Signing Scherzer won’t bring Nats a championship

Since the Nationals signed Max Scherzer to the second largest contract in starting pitcher history it seems like every pundit and writer has already crowned them National League, if not World, Champions. This is mostly based on the age old axiom that dominant starting pitching wins championships.

While it’s undoubtedly nearly impossible to win a championship with poor starting pitching if a great rotation was all that was required then the Tigers should have won the World Series at least once already this decade. The Tigers model ever since Dave Dombrowski took over as GM has been a dominant rotation filled with star studded power pitchers combined with a couple all-star hitters and a bunch of minor league level talent, the proverbial stars-and-scrubs system.

In 2013 the Tigers rotation was as good as they come, headlined by (the very same) Max Scherzer in his Cy Young winning year, Justin Verlander in an All-Star year, a nearly ace quality Anibal Sanchez, a very under-rated Doug Fister (who is also a National now), and Rick Porcello. That rotation is just as good or better than the Nationals current group of pitchers.

Although having Scherzer, Stephen Strasburg, Jordan Zimmerman, Fister, and Gio Gonzalez is great I can’t believe that the Nationals will get a different result than the 2012 Tigers – a playoff berth and a premature exit due to a lack of offense. Washington ranked 12th in the major leagues in batting average, 10th in slugging, and 8th in OBP in 2014 but they have also lost Adam LaRoche and Asdrubal Cabrera to free agency without doing much to replace them.

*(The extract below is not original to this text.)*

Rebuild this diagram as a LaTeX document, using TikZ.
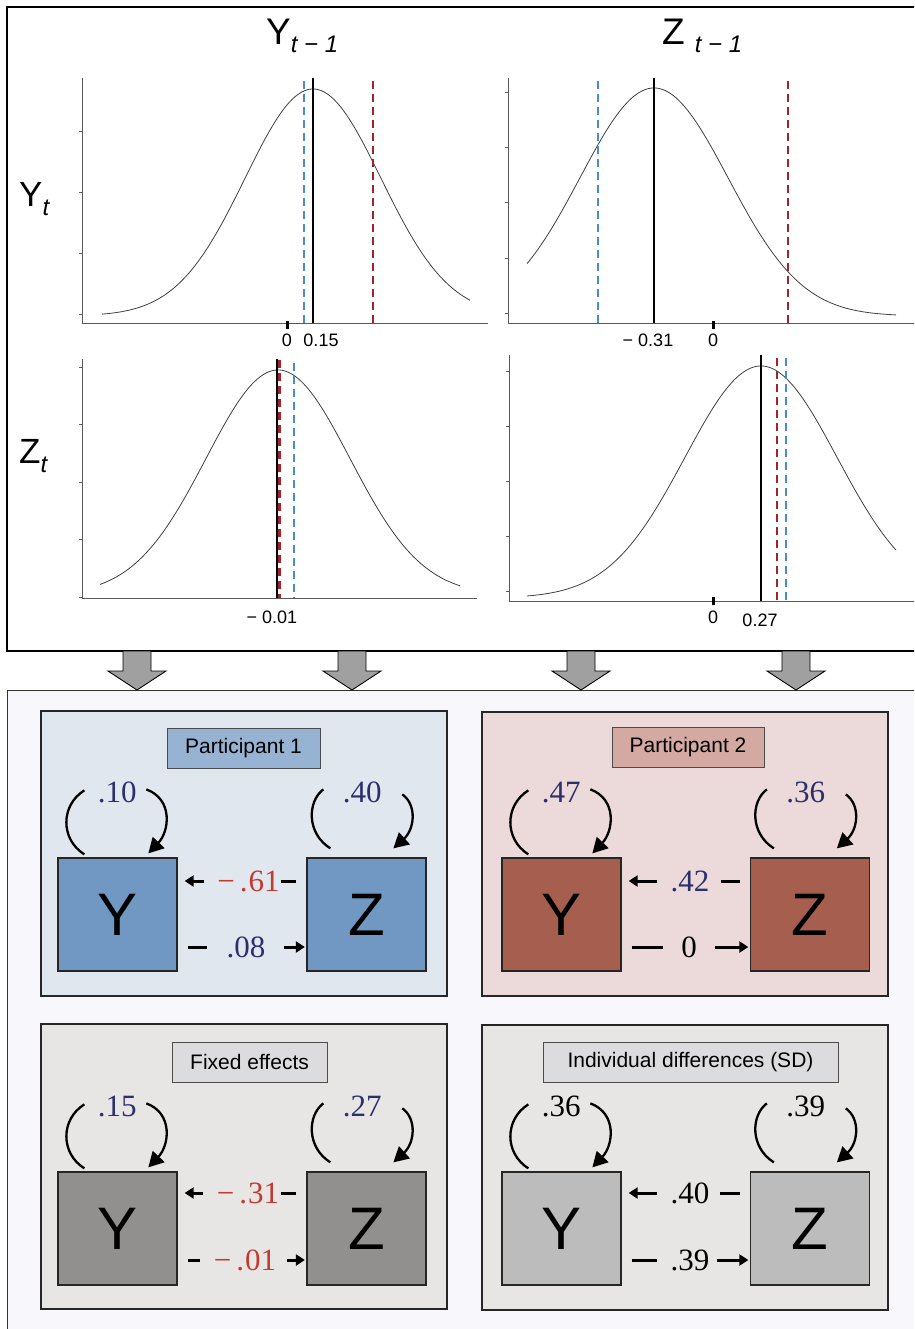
\documentclass[tikz,border=0pt]{standalone}
\usepackage{fontspec}
\setmainfont{Liberation Sans}
\newfontfamily\numfont{Liberation Serif}
\usetikzlibrary{arrows.meta,calc}
\newcommand\myfs[1]{\fontsize{#1}{#1}\selectfont}
\definecolor{bgbot}{HTML}{F8F7FC}
\definecolor{p1bg}{HTML}{E1E7EF}
\definecolor{p1tt}{HTML}{97B3D3}
\definecolor{p1bx}{HTML}{7098C3}
\definecolor{p2bg}{HTML}{ECD9D9}
\definecolor{p2tt}{HTML}{D4A9A2}
\definecolor{p2bx}{HTML}{A65E4F}
\definecolor{p3bg}{HTML}{E7E6E5}
\definecolor{p3tt}{HTML}{DCDBDE}
\definecolor{p3bx}{HTML}{928F8F}
\definecolor{p4bx}{HTML}{BDBCBC}
\definecolor{numblue}{HTML}{2C2F6B}
\definecolor{numred}{HTML}{C33A31}
\definecolor{dashblue}{HTML}{4A8CC4}
\definecolor{dashred}{HTML}{A3232A}
\definecolor{arrgray}{HTML}{A0A0A0}
% self loops
\newcommand\yloop[3]{%
 \draw[loopl] ($(#1.north west)+(27,-3)$) .. controls ($(#1.north west)+(3,-18)$) and ($(#1.north west)+(3,-52)$) .. ($(#1.north west)+(27,-67)$);
 \node[num] (#2) at ($(#1.north west)+(60,-65)$) {#3};
 \draw[loopr] ($(#1.north west)+(89,-68)$) .. controls ($(#1.north west)+(116,-58)$) and ($(#1.north west)+(112,-26)$) .. ($(#1.north west)+(91,-4)$);
}
\newcommand\zloop[3]{%
 \draw[loopl] ($(#1.north west)+(24,-9)$) .. controls ($(#1.north west)+(0,-24)$) and ($(#1.north west)+(1,-56)$) .. ($(#1.north west)+(17,-68)$);
 \node[num] (#2) at ($(#1.north west)+(56,-65)$) {#3};
 \draw[loopr] ($(#1.north west)+(96,-63)$) .. controls ($(#1.north west)+(111,-52)$) and ($(#1.north west)+(108,-28)$) .. ($(#1.north west)+(87,-9)$);
}
% cross-lagged connectors: #1 Z box, #2 Y box, #3 label name, #4 position, #5 text, #6 left gap, #7 right gap
\newcommand\topcross[7]{%
 \node[num] (#3) at #4 {#5};
 \draw[dashseg] ($(#1.west |- #3)+(-10,0)$) -- ($(#3.east)+(#7,0)$);
 \draw[crossarr] ($(#3.west)+(-#6,0)$) -- ($(#2.east |- #3)+(7,0)$);
}
\newcommand\botcross[7]{%
 \node[num] (#3) at #4 {#5};
 \draw[dashseg] ($(#2.east |- #3)+(10,0)$) -- ($(#3.west)+(-#6,0)$);
 \draw[crossarr] ($(#3.east)+(#7,0)$) -- ($(#1.west |- #3)+(-1.5,0)$);
}
\begin{document}
\begin{tikzpicture}[x=1pt,y=-1pt,
 axisl/.style={draw=black!65, line width=0.9pt},
 curve/.style={draw=black!75, line width=0.8pt},
 meanl/.style={draw=black, line width=2.5pt},
 bluedash/.style={draw=dashblue, line width=2.5pt, dash pattern=on 8pt off 5pt},
 reddash/.style={draw=dashred, line width=2.5pt, dash pattern=on 8pt off 5pt},
 zerotick/.style={draw=black, line width=3pt},
 ticklbl/.style={font=\myfs{18}, inner sep=0},
 panel/.style={draw=black!85, line width=1.3pt},
 ttl/.style={draw=black!70, line width=0.9pt, minimum height=40, inner sep=0, font=\myfs{21}},
 var/.style={draw=black!85, line width=1.3pt, minimum width=119, minimum height=113, inner sep=0, font=\myfs{60}},
 num/.style={font=\numfont\myfs{31}, inner sep=0},
 loopl/.style={line width=2.3pt},
 loopr/.style={line width=2.3pt, -{Triangle[length=15pt,width=16pt]}},
 dashseg/.style={line width=3pt},
 crossarr/.style={line width=3pt, -{Triangle[length=9pt,width=11pt]}},
 bigarr/.style={fill=arrgray, draw=black, line width=0.9pt, line join=miter},
 hdr/.style={anchor=base west, inner sep=0},
]
\useasboundingbox (0,0) rectangle (914,1329);
\clip (0,0) rectangle (914,1329);
\fill[white] (0,0) rectangle (914,1329);

% frames
\draw[line width=1.2pt, fill=white] (7,7) rectangle (930,651);
\draw[line width=1pt, draw=black!80, fill=bgbot] (7,690) rectangle (930,1345);

% headers
\node[hdr, font=\myfs{37}] (hy) at (266,45) {Y\raisebox{-8pt}{\myfs{24}\itshape t − 1}};
\node[hdr, font=\myfs{37}] (hz) at (662,45) {Z\hspace{10pt}\raisebox{-8pt}{\myfs{24}\itshape t − 1}};
\node[hdr, font=\myfs{35}] (ry) at (19,207) {Y\raisebox{-9pt}{\myfs{24}\itshape t}};
\node[hdr, font=\myfs{35}] (rz) at (19,463) {Z\raisebox{-9pt}{\myfs{24}\itshape t}};

% ---- plot 1 : Y_t on Y_{t-1}
\draw[axisl] (82,78) -- (82,323) -- (488,323);
\foreach \t in {131,192,253,314} \draw[axisl] (79,\t) -- (82,\t);
\draw[curve] plot[domain=102:470, samples=150] (\x,{316-227*exp(-0.5*((\x-313)/68)*((\x-313)/68))});
\draw[meanl] (313,78) -- (313,323);
\draw[bluedash] (304,81) -- (304,323);
\draw[reddash] (373,81) -- (373,323);
\draw[zerotick] (287,321) -- (287,329);
\node[ticklbl] (p1a) at (287,340) {0};
\node[ticklbl] (p1b) at (321,340) {0.15};

% ---- plot 2 : Y_t on Z_{t-1}
\draw[axisl] (508,78) -- (508,323) -- (920,323);
\foreach \t in {92,147,202,258,313} \draw[axisl] (505,\t) -- (508,\t);
\draw[curve] plot[domain=527:896, samples=150] (\x,{316-228*exp(-0.5*((\x-654)/74)*((\x-654)/74))});
\draw[meanl] (654,78) -- (654,323);
\draw[bluedash] (598,81) -- (598,323);
\draw[reddash] (788,81) -- (788,323);
\draw[zerotick] (713,321) -- (713,329);
\node[ticklbl] (p2a) at (648,340) {− 0.31};
\node[ticklbl] (p2b) at (713,340) {0};

% ---- plot 3 : Z_t on Y_{t-1}
\draw[axisl] (82,359) -- (82,598) -- (477,598);
\foreach \t in {367,424,482,539,597} \draw[axisl] (79,\t) -- (82,\t);
\draw[curve] plot[domain=100:460, samples=150] (\x,{595-225*exp(-0.5*((\x-278)/72)*((\x-278)/72))});
\draw[meanl] (277,359) -- (277,598);
\draw[reddash] (279.5,360) -- (279.5,598);
\draw[bluedash] (294,363) -- (294,598);
\node[ticklbl] (p3a) at (272,617) {− 0.01};

% ---- plot 4 : Z_t on Z_{t-1}
\draw[axisl] (509,355) -- (509,601) -- (920,601);
\foreach \t in {371,426,481,536,591} \draw[axisl] (506,\t) -- (509,\t);
\draw[curve] plot[domain=527:896, samples=150] (\x,{598-232*exp(-0.5*((\x-761)/76)*((\x-761)/76))});
\draw[meanl] (761,355) -- (761,601);
\draw[reddash] (777,358) -- (777,601);
\draw[bluedash] (786,358) -- (786,601);
\draw[zerotick] (713,597) -- (713,605);
\node[ticklbl] (p4a) at (713,617) {0};
\node[ticklbl] (p4b) at (760,620) {0.27};

% big grey arrows
\foreach \c in {137,352,581,796}
  \draw[bigarr] (\c-14,651) -- (\c+14,651) -- (\c+14,671) -- (\c+29,671) -- (\c,690) -- (\c-29,671) -- (\c-14,671) -- cycle;

% ---- panels
\draw[panel, fill=p1bg] (41,711) rectangle (447,996);
\draw[panel, fill=p2bg] (482,712) rectangle (888,996);
\draw[panel, fill=p3bg] (41,1024) rectangle (447,1309);
\draw[panel, fill=p3bg] (482,1025) rectangle (888,1310);

\node[ttl, fill=p1tt, minimum width=153] (t1) at (243.5,748) {Participant 1};
\node[ttl, fill=p2tt, minimum width=152] (t2) at (688,747) {Participant 2};
\node[ttl, fill=p3tt, minimum width=155] (t3) at (249.5,1062) {Fixed effects};
\node[ttl, fill=p3tt, minimum width=295] (t4) at (690.5,1062) {Individual differences (SD)};

\node[var, fill=p1bx] (Y1) at (117.5,914.5) {Y};
\node[var, fill=p1bx] (Z1) at (366.5,914.5) {Z};
\node[var, fill=p2bx] (Y2) at (561.5,914.5) {Y};
\node[var, fill=p2bx] (Z2) at (810,914.5) {Z};
\node[var, fill=p3bx] (Y3) at (117.5,1228.5) {Y};
\node[var, fill=p3bx] (Z3) at (366.5,1228.5) {Z};
\node[var, fill=p4bx] (Y4) at (561.5,1228.5) {Y};
\node[var, fill=p4bx] (Z4) at (810,1228.5) {Z};

% autoregressive loops
\yloop{Y1}{ly1}{\color{numblue}.10}
\zloop{Z1}{lz1}{\color{numblue}.40}
\yloop{Y2}{ly2}{\color{numblue}.47}
\zloop{Z2}{lz2}{\color{numblue}.36}
\yloop{Y3}{ly3}{\color{numblue}.15}
\zloop{Z3}{lz3}{\color{numblue}.27}
\yloop{Y4}{ly4}{.36}
\zloop{Z4}{lz4}{.39}

% cross-lagged effects
\topcross{Z1}{Y1}{c1t}{(248.5,881)}{\color{numred}−\kern5pt.\kern1pt61}{13}{1}
\botcross{Z1}{Y1}{c1b}{(246,947)}{\color{numblue}.08}{19}{18}
\topcross{Z2}{Y2}{c2t}{(690,881)}{\color{numblue}.42}{13}{11}
\botcross{Z2}{Y2}{c2b}{(689,947)}{0}{18}{18}
\topcross{Z3}{Y3}{c3t}{(248,1193)}{\color{numred}−\kern5pt.\kern1pt31}{14}{2}
\botcross{Z3}{Y3}{c3b}{(245,1260)}{\color{numred}−\kern5pt.\kern1pt01}{14}{11}
\topcross{Z4}{Y4}{c4t}{(690,1193)}{.40}{13}{10}
\botcross{Z4}{Y4}{c4b}{(690,1260)}{.39}{13}{7}
\end{tikzpicture}
\end{document}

When the Tigers went to the World Series in 2012 they got good starting pitching in nearly all of their games. However, they were also shut out twice because their offense couldn’t manufacture any runs. If the Nationals want to bring a World Series title to Washington they need to focus on adding more speed, defense, and clutch hitting to their team – not following the Tigers failed model of adding star pitchers to an already great rotation.